母がニュースを見ながら、「この非常事態なのに製薬会社はなぜワクチンの製造ノウハウを全世界に無償で公開しないのか」と言った。うーん、実際にそうするのは難しい問題がありそう。
BBC にこのテーマをまとめた記事があった(2020年12月時点)。
もともと、大手製薬会社は COVID-19 ワクチンの開発には消極的だった。パンデミックのためのワクチンは大して儲からない。開発にコストがかかるわりに、貧しい国には高値で売れないし、全人類が2回接種すれば需要は終わってしまう。実際、過去にジカ熱や SARS のワクチン開発に乗り出した企業はビジネス的に大火傷をした。インフルエンザワクチンのように毎年確実に売れる薬や先進国で高く売れる薬の方がはるかに儲かる。
現在出回っている COVID-19 ワクチンの開発には各国政府・NPOの資金やビル・ゲイツなどの寄付が投入されていて、そのおかげで開発できた面がある。加えて、アストラゼネカはワクチンを原価ぎりぎりで出すことを約束していて、接種1回分の値段は $4-8。ただし mRNA ワクチンを作ったモデルナは $25-37 と高い値段を設定している。(mRNA ワクチンは低温輸送のコストがかさむという理由もある)
という感じで、大して旨味のない仕事をやってくれたのだから知財の独占くらいは許してもいいのではという意見があるようだ。

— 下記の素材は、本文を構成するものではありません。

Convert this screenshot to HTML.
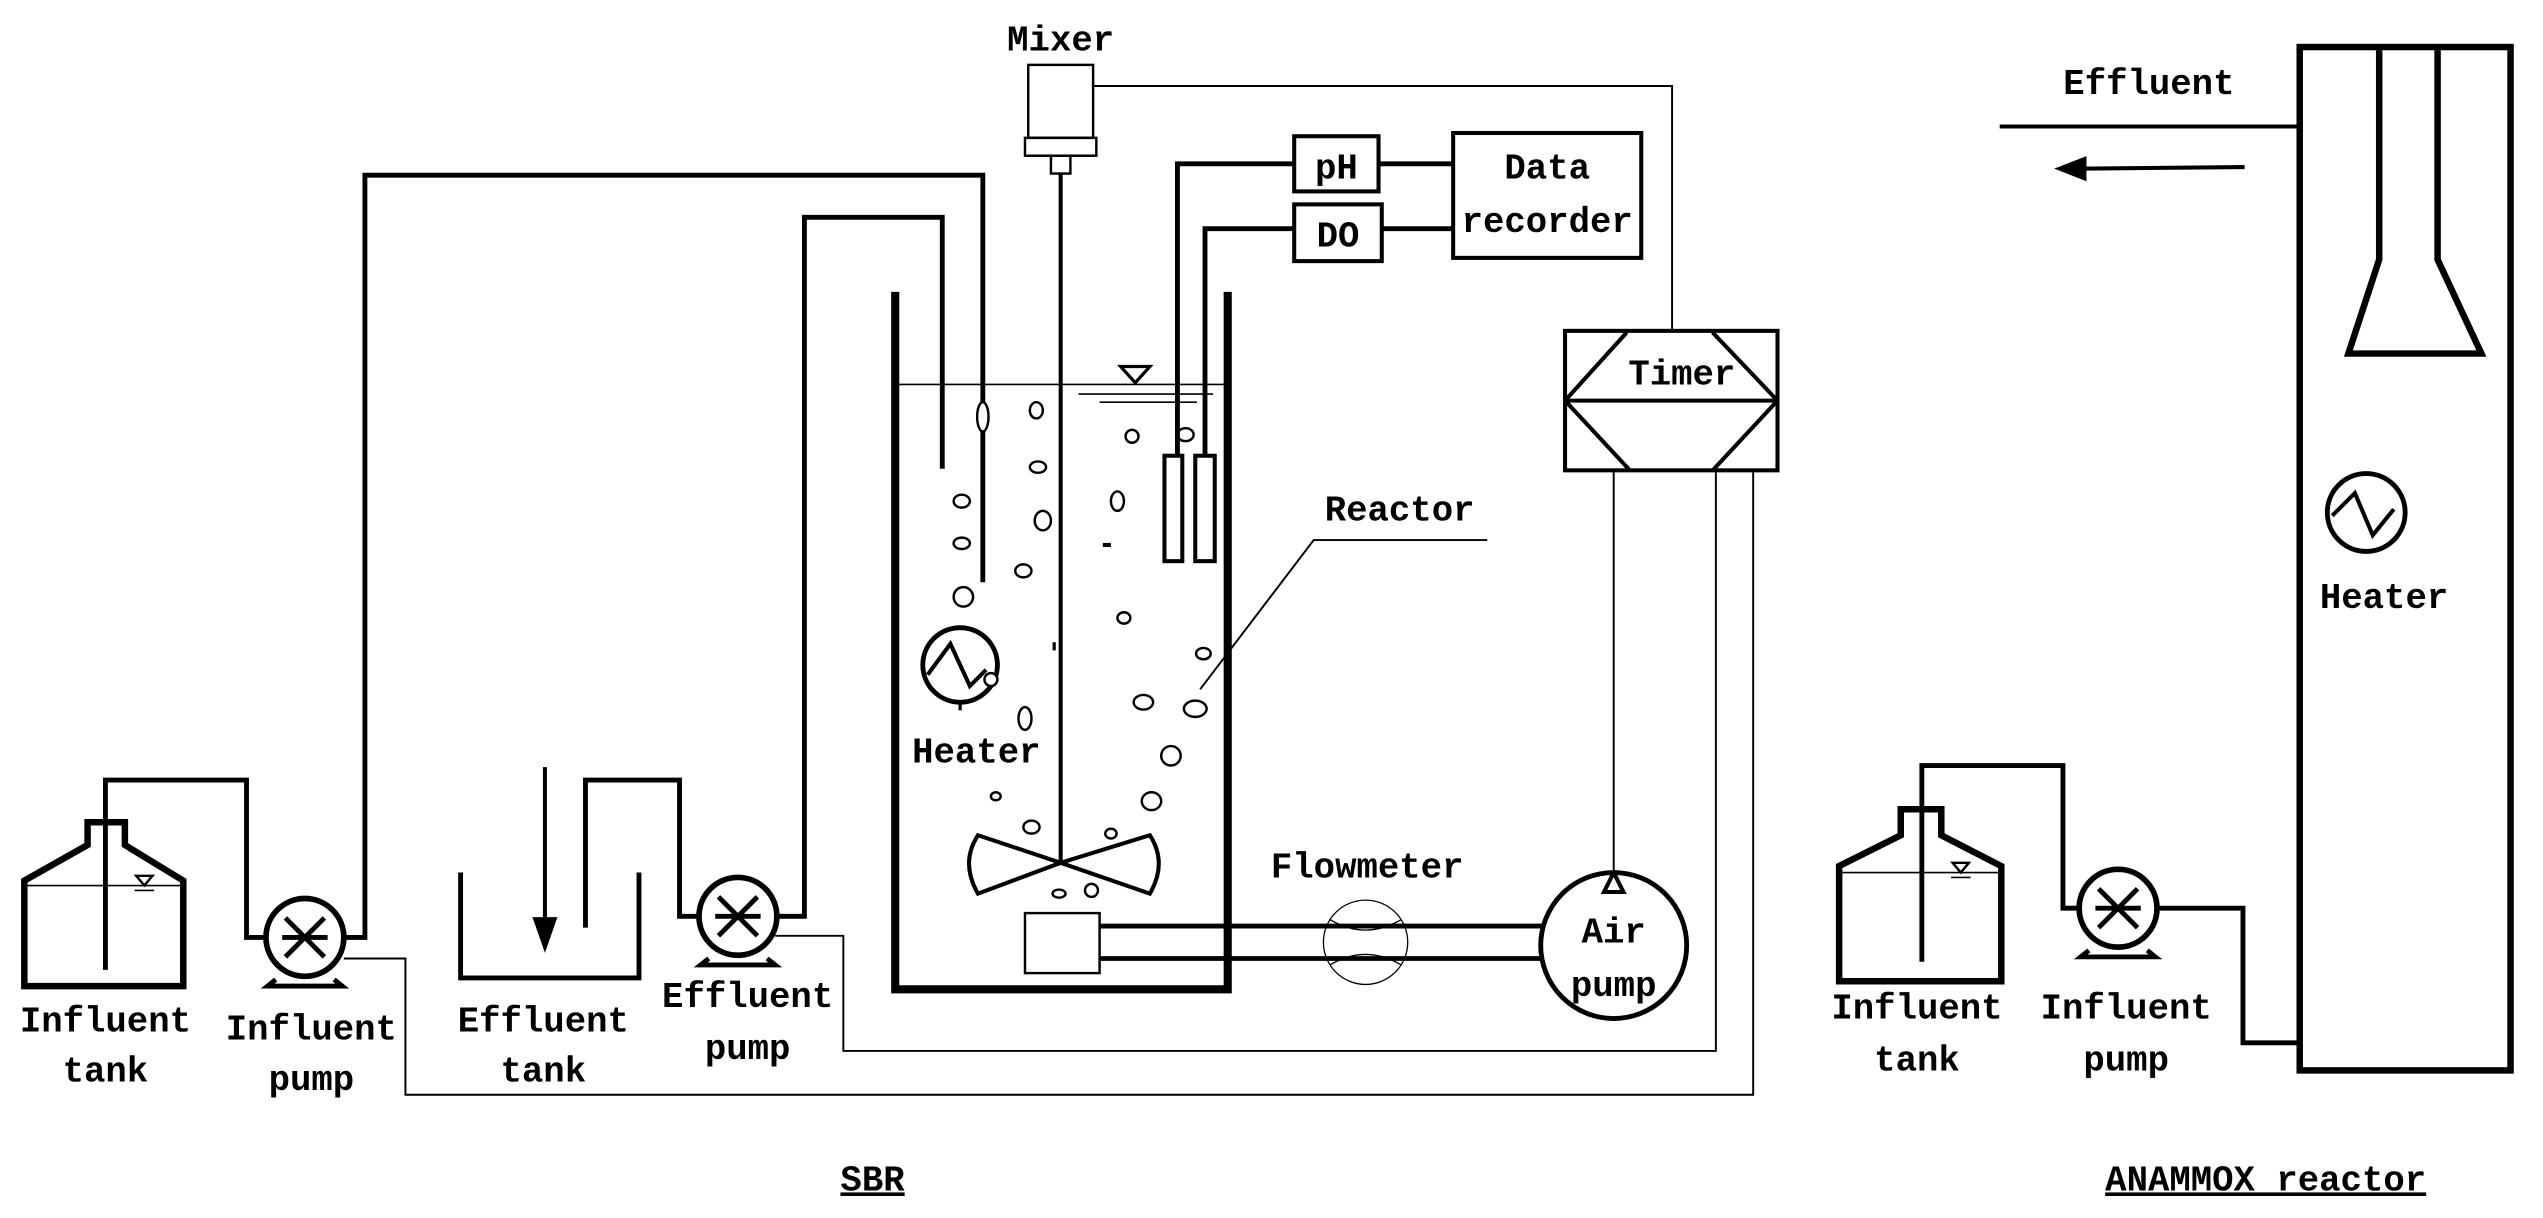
<!DOCTYPE html>
<html><head><meta charset="utf-8"><style>
html,body{margin:0;padding:0;background:#fff;}
svg{display:block;}
text{font-family:"Liberation Mono","DejaVu Sans Mono",monospace;fill:#000;text-anchor:middle;font-size:22px;}
</style></head><body>
<svg width="2543" height="1218" viewBox="0 0 1568 751" xmlns="http://www.w3.org/2000/svg">
<defs><marker id="ah" markerWidth="10" markerHeight="8" refX="9" refY="4" orient="auto" markerUnits="userSpaceOnUse"><path d="M0,0 L10,4 L0,8 Z" fill="#000"/></marker></defs>
<g fill="none" stroke="#000" stroke-linejoin="miter">
<!-- Left influent tank -->
<polygon points="15,608 15,543 54,521 54,507 77,507 77,521 113,543 113,608" stroke-width="4"/>
<line x1="15" y1="546" x2="113" y2="546" stroke-width="1"/>
<path d="M84,540 L94,540 L89,546 Z" stroke-width="1.5"/>
<line x1="83" y1="549" x2="95" y2="549" stroke-width="1"/>
<polyline points="65,598 65,481 152,481 152,578 164,578" stroke-width="3"/>
<!-- influent pump -->
<circle cx="188" cy="578" r="24" stroke-width="3.5"/>
<path d="M176,566 L200,590 M200,566 L176,590 M174,578 L202,578" stroke-width="3"/>
<path d="M170,604 L165,608 L211,608 L206,604" stroke-width="3"/>
<polyline points="212,578 225,578 225,108 606,108 606,359" stroke-width="3"/>
<ellipse cx="606" cy="257" rx="3.5" ry="9" stroke-width="1.5" fill="#fff"/>
<polyline points="212,591 250,591 250,675 1081,675 1081,290" stroke-width="1.2"/>
<!-- effluent tank -->
<polyline points="284,538 284,603 394,603 394,538" stroke-width="3"/>
<line x1="336" y1="473" x2="336" y2="575" stroke-width="2.5"/>
<path d="M329,566 L343,566 L336,586 Z" fill="#000"/>
<polyline points="361,572 361,481 419,481 419,565 431,565" stroke-width="3"/>
<circle cx="455" cy="565" r="24" stroke-width="3.5"/>
<path d="M443,553 L467,577 M467,553 L443,577 M441,565 L469,565" stroke-width="3"/>
<path d="M437,591 L432,595 L478,595 L473,591" stroke-width="3"/>
<polyline points="479,565 496,565 496,134 581,134 581,289" stroke-width="3"/>
<polyline points="478,577 520,577 520,648 1058,648 1058,290" stroke-width="1.2"/>
<!-- reactor -->
<polyline points="552,180 552,610 757,610 757,180" stroke-width="5"/>
<line x1="552" y1="237" x2="757" y2="237" stroke-width="1"/>
<path d="M691,226 L709,226 L700,236 Z" stroke-width="2"/>
<line x1="665" y1="243" x2="748" y2="243" stroke-width="1"/>
<line x1="678" y1="248" x2="738" y2="248" stroke-width="1"/>
<!-- mixer -->
<rect x="634" y="40" width="40" height="45" stroke-width="1.5"/>
<rect x="632" y="85" width="44" height="11" stroke-width="1.5"/>
<rect x="648" y="96" width="12" height="11" stroke-width="1.5"/>
<line x1="654" y1="107" x2="654" y2="532" stroke-width="2.5"/>
<polyline points="674,53 1031,53 1031,204" stroke-width="1.2"/>
<path d="M654,532 L603,515 Q592,532 603,551 Z M654,532 L709,515 Q720,532 709,551 Z" stroke-width="2.5"/>
<!-- bubbles -->
<g stroke-width="1.5">
<ellipse cx="639" cy="253" rx="4" ry="5"/><ellipse cx="640" cy="288" rx="5" ry="3.5"/><ellipse cx="643" cy="321" rx="5" ry="6"/>
<ellipse cx="631" cy="352" rx="5" ry="4"/><ellipse cx="593" cy="309" rx="5" ry="4"/><ellipse cx="593" cy="335" rx="5" ry="3.5"/>
<ellipse cx="594" cy="368" rx="6" ry="6"/><ellipse cx="698" cy="269" rx="4" ry="4"/><ellipse cx="689" cy="309" rx="4" ry="6"/>
<ellipse cx="693" cy="381" rx="4" ry="3.5"/><ellipse cx="742" cy="403" rx="4.5" ry="3.5"/><ellipse cx="705" cy="433" rx="6" ry="4.5"/>
<ellipse cx="737" cy="437" rx="7" ry="5"/><ellipse cx="632" cy="443" rx="4" ry="7"/><ellipse cx="722" cy="466" rx="6" ry="6"/>
<ellipse cx="710" cy="494" rx="6" ry="5.5"/><ellipse cx="614" cy="491" rx="3" ry="2.5"/><ellipse cx="636" cy="510" rx="5" ry="4"/>
<ellipse cx="685" cy="514" rx="3.5" ry="3"/><ellipse cx="653" cy="551" rx="4" ry="2.5"/><ellipse cx="673" cy="549" rx="4" ry="4"/>
<ellipse cx="731" cy="268" rx="5" ry="4"/>
</g>
<line x1="680" y1="336" x2="685" y2="336" stroke-width="2.5"/>
<line x1="650" y1="396" x2="650" y2="401" stroke-width="2"/>
<!-- SBR heater -->
<circle cx="592" cy="410" r="23" stroke-width="3"/>
<polyline points="572,416 586,397 598,423 608,413" stroke-width="2.5"/>
<circle cx="611" cy="419" r="4" stroke-width="1.5" fill="#fff"/>
<line x1="592" y1="433" x2="592" y2="438" stroke-width="2"/>
<!-- probes -->
<polyline points="799,101 726,101 726,281" stroke-width="3"/>
<polyline points="799,141 743,141 743,281" stroke-width="3"/>
<rect x="718" y="281" width="11" height="65" stroke-width="2.5"/>
<rect x="737" y="281" width="12" height="65" stroke-width="2.5"/>
<rect x="798" y="84" width="52" height="34" stroke-width="2.5"/>
<rect x="798" y="126" width="54" height="35" stroke-width="2.5"/>
<rect x="896" y="82" width="116" height="77" stroke-width="2.5"/>
<line x1="850" y1="101" x2="896" y2="101" stroke-width="3"/>
<line x1="852" y1="141" x2="896" y2="141" stroke-width="3"/>
<!-- timer -->
<rect x="965" y="204" width="131" height="86" stroke-width="2.5"/>
<line x1="965" y1="247" x2="1096" y2="247" stroke-width="2.5"/>
<path d="M965,247 L1003,205 M1056,205 L1096,247 M965,247 L1005,290 M1056,290 L1096,247" stroke-width="2.5"/>
<line x1="995" y1="290" x2="995" y2="538" stroke-width="1.2"/>
<!-- air pump -->
<circle cx="995" cy="583" r="45" stroke-width="3"/>
<path d="M989,550 L1001,550 L995,538 Z" stroke-width="2.5" fill="#fff"/>
<rect x="632" y="563" width="46" height="37" stroke-width="1.5"/>
<line x1="678" y1="571" x2="951" y2="571" stroke-width="3"/>
<line x1="678" y1="591" x2="950" y2="591" stroke-width="3"/>
<circle cx="842" cy="581" r="26" stroke-width="0.8"/>
<path d="M820,567 Q842,580 864,567 M820,595 Q842,582 864,595" stroke-width="0.8"/>
<!-- reactor label -->
<polyline points="740,425 810,333 917,333" stroke-width="1.2"/>
<!-- ANAMMOX reactor -->
<rect x="1418" y="29" width="130" height="631" stroke-width="4"/>
<polyline points="1467,31 1467,160 1448,218 1530,218 1503,160 1503,31" stroke-width="4"/>
<line x1="1418" y1="78" x2="1233" y2="78" stroke-width="2.5"/>
<line x1="1384" y1="103" x2="1280" y2="104" stroke-width="2.5"/>
<path d="M1268,104 L1286,97 L1286,111 Z" fill="#000"/>
<circle cx="1459" cy="316" r="24" stroke-width="3"/>
<polyline points="1438,318 1452,304 1463,330 1476,314" stroke-width="2.5"/>
<!-- right influent tank -->
<polygon points="1134,605 1134,534 1172,515 1172,499 1197,499 1197,515 1234,534 1234,605" stroke-width="4"/>
<line x1="1134" y1="538" x2="1234" y2="538" stroke-width="1"/>
<path d="M1204,532 L1214,532 L1209,538 Z" stroke-width="1.5"/>
<line x1="1203" y1="541" x2="1215" y2="541" stroke-width="1"/>
<polyline points="1185,593 1185,472 1272,472 1272,560 1282,560" stroke-width="3"/>
<circle cx="1306" cy="560" r="24" stroke-width="3.5"/>
<path d="M1294,548 L1318,572 M1318,548 L1294,572 M1292,560 L1320,560" stroke-width="3"/>
<path d="M1288,586 L1283,590 L1329,590 L1324,586" stroke-width="3"/>
<polyline points="1330,560 1383,560 1383,643 1418,643" stroke-width="3"/>
</g>
<!-- labels -->
<g font-weight="bold">
<text x="65" y="636">Influent</text><text x="65" y="667">tank</text>
<text x="192" y="641">Influent</text><text x="192" y="672">pump</text>
<text x="335" y="636">Effluent</text><text x="335" y="667">tank</text>
<text x="461" y="621">Effluent</text><text x="461" y="653">pump</text>
<text x="654" y="31">Mixer</text>
<text x="602" y="470">Heater</text>
<text x="824" y="110">pH</text>
<text x="825" y="152">DO</text>
<text x="954" y="110">Data</text><text x="954" y="143">recorder</text>
<text x="1037" y="237">Timer</text>
<text x="863" y="321">Reactor</text>
<text x="843" y="541">Flowmeter</text>
<text x="995" y="581">Air</text><text x="995" y="614">pump</text>
<text x="1325" y="58">Effluent</text>
<text x="1470" y="375">Heater</text>
<text x="1182" y="628">Influent</text><text x="1182" y="660">tank</text>
<text x="1311" y="628">Influent</text><text x="1311" y="660">pump</text>
<text x="538" y="734" text-decoration="underline">SBR</text>
<text x="1397" y="734" text-decoration="underline">ANAMMOX reactor</text>
</g>
</svg>
</body></html>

一方、国境なき医師団などは、技術を公開して世界中の製薬会社がジェネリックワクチンを作れるようにすべきだと言っている。COVID-19 関連の薬についてはパンデミックが終わるまで知財保護をやめてフリーにしようとインド・南アが WTO に提案し、途上国を中心に100か国以上が賛同したが、日米欧などの先進国が反対して協議は進んでいない。